For all of the focus on the tawdry details of the case or its novel legal theory or its political impact, the larger story is of a country heading down a road it has never traveled before, one fraught with profound consequences for the health of the world’s oldest democracy. For more than two centuries, presidents have been held on a pedestal, even the ones swathed in scandal, declared immune from prosecution while in office and, effectively, even afterward.
No longer. That taboo has been broken. A new precedent has been set. Will it tear the country apart, as some feared about putting a former president on trial after Watergate? Will it be seen by many at home and abroad as victor’s justice akin to developing nations where former leaders are imprisoned by their successors? Or will it become a moment of reckoning, a sign that even someone who was once the most powerful person on the planet is not above the law?
“Whether the indictment is warranted or not, it crosses a huge line in American politics and American legal history,” said Jack L. Goldsmith, a Harvard Law professor and former top Justice Department official under President George W. Bush.

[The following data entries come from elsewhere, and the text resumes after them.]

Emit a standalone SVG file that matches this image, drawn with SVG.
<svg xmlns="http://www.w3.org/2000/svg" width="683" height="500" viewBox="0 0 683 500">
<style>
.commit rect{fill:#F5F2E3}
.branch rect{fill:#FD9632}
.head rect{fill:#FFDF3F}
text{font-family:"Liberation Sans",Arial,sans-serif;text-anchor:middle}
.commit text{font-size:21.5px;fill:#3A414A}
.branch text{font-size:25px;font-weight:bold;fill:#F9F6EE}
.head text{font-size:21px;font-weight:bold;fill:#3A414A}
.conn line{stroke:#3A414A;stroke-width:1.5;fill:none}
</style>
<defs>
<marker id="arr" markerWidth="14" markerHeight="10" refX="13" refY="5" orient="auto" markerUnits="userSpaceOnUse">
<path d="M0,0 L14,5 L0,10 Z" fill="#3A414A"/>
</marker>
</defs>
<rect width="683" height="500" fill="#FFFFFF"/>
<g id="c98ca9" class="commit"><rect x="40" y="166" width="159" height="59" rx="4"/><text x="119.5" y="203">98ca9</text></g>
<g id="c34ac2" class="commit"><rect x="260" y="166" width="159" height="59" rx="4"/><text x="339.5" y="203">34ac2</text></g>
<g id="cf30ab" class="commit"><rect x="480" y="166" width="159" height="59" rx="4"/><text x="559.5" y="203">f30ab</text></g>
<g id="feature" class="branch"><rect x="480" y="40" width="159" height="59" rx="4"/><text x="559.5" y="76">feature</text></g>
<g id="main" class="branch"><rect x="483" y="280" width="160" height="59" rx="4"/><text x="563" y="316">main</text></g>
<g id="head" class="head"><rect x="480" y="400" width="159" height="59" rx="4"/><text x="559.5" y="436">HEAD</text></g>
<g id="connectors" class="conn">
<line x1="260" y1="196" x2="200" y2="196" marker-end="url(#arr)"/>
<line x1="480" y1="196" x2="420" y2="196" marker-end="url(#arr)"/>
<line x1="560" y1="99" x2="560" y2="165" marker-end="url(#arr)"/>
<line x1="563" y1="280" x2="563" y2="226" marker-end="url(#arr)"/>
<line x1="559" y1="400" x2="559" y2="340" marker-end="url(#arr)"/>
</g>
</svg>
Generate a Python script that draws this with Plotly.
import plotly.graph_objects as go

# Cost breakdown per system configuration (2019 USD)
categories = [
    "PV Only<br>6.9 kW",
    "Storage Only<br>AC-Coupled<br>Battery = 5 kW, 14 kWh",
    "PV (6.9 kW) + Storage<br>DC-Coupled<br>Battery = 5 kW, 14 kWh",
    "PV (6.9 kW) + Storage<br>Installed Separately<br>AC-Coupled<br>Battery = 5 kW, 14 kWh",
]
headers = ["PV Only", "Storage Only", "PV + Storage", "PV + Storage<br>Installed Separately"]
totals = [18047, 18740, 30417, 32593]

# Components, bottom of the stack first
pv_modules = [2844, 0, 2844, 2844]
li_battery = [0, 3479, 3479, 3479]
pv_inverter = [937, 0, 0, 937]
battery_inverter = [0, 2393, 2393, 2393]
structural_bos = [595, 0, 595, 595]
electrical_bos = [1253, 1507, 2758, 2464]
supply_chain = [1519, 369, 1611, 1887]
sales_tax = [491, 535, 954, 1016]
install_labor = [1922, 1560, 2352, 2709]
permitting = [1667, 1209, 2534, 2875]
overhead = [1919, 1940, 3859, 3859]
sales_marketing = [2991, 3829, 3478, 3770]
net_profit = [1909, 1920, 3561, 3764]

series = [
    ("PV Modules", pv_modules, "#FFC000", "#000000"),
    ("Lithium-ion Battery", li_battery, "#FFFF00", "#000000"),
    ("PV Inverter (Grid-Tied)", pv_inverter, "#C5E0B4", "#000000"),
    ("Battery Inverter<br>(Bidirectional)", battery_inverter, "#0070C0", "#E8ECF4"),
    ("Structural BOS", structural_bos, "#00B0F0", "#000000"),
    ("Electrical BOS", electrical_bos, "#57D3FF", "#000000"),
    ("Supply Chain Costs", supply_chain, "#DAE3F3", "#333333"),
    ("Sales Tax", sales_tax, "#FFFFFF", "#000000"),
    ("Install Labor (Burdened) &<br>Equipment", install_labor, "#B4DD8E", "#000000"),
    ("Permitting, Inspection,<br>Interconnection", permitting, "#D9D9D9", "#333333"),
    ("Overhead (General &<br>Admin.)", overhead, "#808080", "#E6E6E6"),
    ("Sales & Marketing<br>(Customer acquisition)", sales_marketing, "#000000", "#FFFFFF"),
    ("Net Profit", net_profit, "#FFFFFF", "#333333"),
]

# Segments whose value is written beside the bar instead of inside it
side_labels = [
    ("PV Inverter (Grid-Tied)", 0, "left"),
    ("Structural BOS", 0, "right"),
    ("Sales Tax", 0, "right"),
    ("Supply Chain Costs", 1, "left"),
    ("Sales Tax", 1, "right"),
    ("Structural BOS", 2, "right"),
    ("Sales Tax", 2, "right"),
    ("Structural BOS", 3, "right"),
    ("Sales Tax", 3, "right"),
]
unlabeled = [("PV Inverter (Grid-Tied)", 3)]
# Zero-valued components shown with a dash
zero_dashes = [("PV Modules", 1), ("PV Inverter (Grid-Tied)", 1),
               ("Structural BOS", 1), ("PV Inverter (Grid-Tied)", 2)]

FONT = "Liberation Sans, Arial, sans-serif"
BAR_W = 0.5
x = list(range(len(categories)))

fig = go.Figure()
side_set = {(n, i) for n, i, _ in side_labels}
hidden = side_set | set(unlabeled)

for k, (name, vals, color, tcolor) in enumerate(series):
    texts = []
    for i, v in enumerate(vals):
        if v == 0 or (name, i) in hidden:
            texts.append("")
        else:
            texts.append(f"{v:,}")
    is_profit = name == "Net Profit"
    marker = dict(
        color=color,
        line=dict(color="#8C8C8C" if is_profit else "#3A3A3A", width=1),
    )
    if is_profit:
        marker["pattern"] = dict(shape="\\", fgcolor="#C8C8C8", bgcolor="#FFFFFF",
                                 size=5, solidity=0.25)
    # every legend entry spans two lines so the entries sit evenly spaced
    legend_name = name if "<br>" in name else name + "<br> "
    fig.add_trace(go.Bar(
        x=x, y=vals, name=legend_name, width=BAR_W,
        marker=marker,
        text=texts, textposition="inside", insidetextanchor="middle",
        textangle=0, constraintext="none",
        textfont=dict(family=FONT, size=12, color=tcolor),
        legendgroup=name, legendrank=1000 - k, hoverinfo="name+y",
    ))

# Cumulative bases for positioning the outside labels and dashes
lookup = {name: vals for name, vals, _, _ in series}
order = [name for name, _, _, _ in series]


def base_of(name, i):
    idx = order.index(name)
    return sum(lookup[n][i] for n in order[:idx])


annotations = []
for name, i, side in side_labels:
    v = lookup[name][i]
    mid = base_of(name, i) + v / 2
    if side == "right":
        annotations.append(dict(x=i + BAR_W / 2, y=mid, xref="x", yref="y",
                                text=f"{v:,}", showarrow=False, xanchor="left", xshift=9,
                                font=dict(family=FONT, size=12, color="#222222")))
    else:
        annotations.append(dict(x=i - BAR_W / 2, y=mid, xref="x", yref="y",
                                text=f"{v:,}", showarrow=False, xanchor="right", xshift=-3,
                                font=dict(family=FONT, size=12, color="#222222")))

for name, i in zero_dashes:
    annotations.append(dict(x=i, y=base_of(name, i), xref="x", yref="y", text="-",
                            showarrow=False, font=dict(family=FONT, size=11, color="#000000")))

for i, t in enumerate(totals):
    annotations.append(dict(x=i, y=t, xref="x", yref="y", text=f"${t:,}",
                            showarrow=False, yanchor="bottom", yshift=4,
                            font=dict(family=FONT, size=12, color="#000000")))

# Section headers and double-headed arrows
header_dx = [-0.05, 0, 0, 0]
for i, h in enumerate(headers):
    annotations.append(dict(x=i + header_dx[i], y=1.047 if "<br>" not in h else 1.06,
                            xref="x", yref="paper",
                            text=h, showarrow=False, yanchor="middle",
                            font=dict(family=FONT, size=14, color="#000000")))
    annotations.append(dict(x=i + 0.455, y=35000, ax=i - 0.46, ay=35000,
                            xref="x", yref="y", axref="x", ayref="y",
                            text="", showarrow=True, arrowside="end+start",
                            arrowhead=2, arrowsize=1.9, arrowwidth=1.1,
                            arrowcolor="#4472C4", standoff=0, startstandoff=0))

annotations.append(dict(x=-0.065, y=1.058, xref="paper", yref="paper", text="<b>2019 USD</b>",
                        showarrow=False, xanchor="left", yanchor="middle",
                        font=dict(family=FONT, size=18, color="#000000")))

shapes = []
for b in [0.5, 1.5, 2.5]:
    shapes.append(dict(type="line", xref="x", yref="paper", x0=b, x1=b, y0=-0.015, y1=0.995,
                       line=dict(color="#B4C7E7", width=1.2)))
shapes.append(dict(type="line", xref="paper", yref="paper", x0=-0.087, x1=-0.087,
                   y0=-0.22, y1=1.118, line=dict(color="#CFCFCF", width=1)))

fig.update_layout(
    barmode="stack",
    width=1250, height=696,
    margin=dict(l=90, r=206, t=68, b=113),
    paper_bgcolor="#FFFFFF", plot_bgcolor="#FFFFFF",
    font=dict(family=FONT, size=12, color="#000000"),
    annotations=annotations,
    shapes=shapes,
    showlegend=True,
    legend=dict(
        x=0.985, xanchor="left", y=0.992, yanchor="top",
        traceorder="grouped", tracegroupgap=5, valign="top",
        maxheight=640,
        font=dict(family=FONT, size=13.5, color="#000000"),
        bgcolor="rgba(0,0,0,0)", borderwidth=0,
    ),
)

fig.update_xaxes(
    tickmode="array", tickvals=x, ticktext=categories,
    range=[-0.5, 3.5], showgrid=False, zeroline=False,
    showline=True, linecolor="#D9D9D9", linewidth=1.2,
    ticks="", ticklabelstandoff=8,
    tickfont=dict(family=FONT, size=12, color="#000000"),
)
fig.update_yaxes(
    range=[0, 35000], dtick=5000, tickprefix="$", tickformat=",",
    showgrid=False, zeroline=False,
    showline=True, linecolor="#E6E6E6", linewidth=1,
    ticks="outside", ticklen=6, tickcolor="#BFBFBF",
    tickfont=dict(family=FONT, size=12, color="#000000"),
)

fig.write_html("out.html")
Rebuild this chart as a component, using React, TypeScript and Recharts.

If that were not enough to shake the timbers of the republic, the first may not be the last. Mr. Trump could face a second indictment in Georgia and a third from federal prosecutors and potentially even a fourth.
There is consternation that the barrier-shattering indictment could involve something as unseemly as paying hush money to cover up a sexual romp. Given that the defendant has been involved in far more earth-shattering events like trying to overturn an election and inspiring an attack on the Capitol to prevent the transfer of power, the allegations by Manhattan prosecutors seem less than epochal.
But if the issue is accountability, then the case could redraw the lines and make it less daunting for prosecutors in Georgia and Washington to follow suit by charging more serious crimes if they have the evidence, since they will not have to bear the burden of justifying action never taken before. Leave it to the only president ever impeached in Congress twice to face so many prosecutions that lawyers need a scorecard just to keep track.
While the grand jury’s vote to indict Mr. Trump takes the country into uncharted waters, the authors of the Constitution might have been surprised only that it took so long. Justice Department policy maintains that sitting presidents cannot be indicted, but the framers explicitly contemplated the prospect of them being charged after leaving office.
A president impeached by the House and convicted and removed from office by the Senate “shall nevertheless be liable and subject to indictment, trial, judgment and punishment, according to law,” Article I, Section 3 of the Constitution declares.
“Generally, we consider that language to suggest that, whatever may happen with respect to an impeachment while a president is in office, he still may be held liable civilly or criminally after he leaves office for his misconduct in office,” said Michael J. Gerhardt, a constitutional law professor at the University of North Carolina.
In other words, no former president was immune from criminal liability.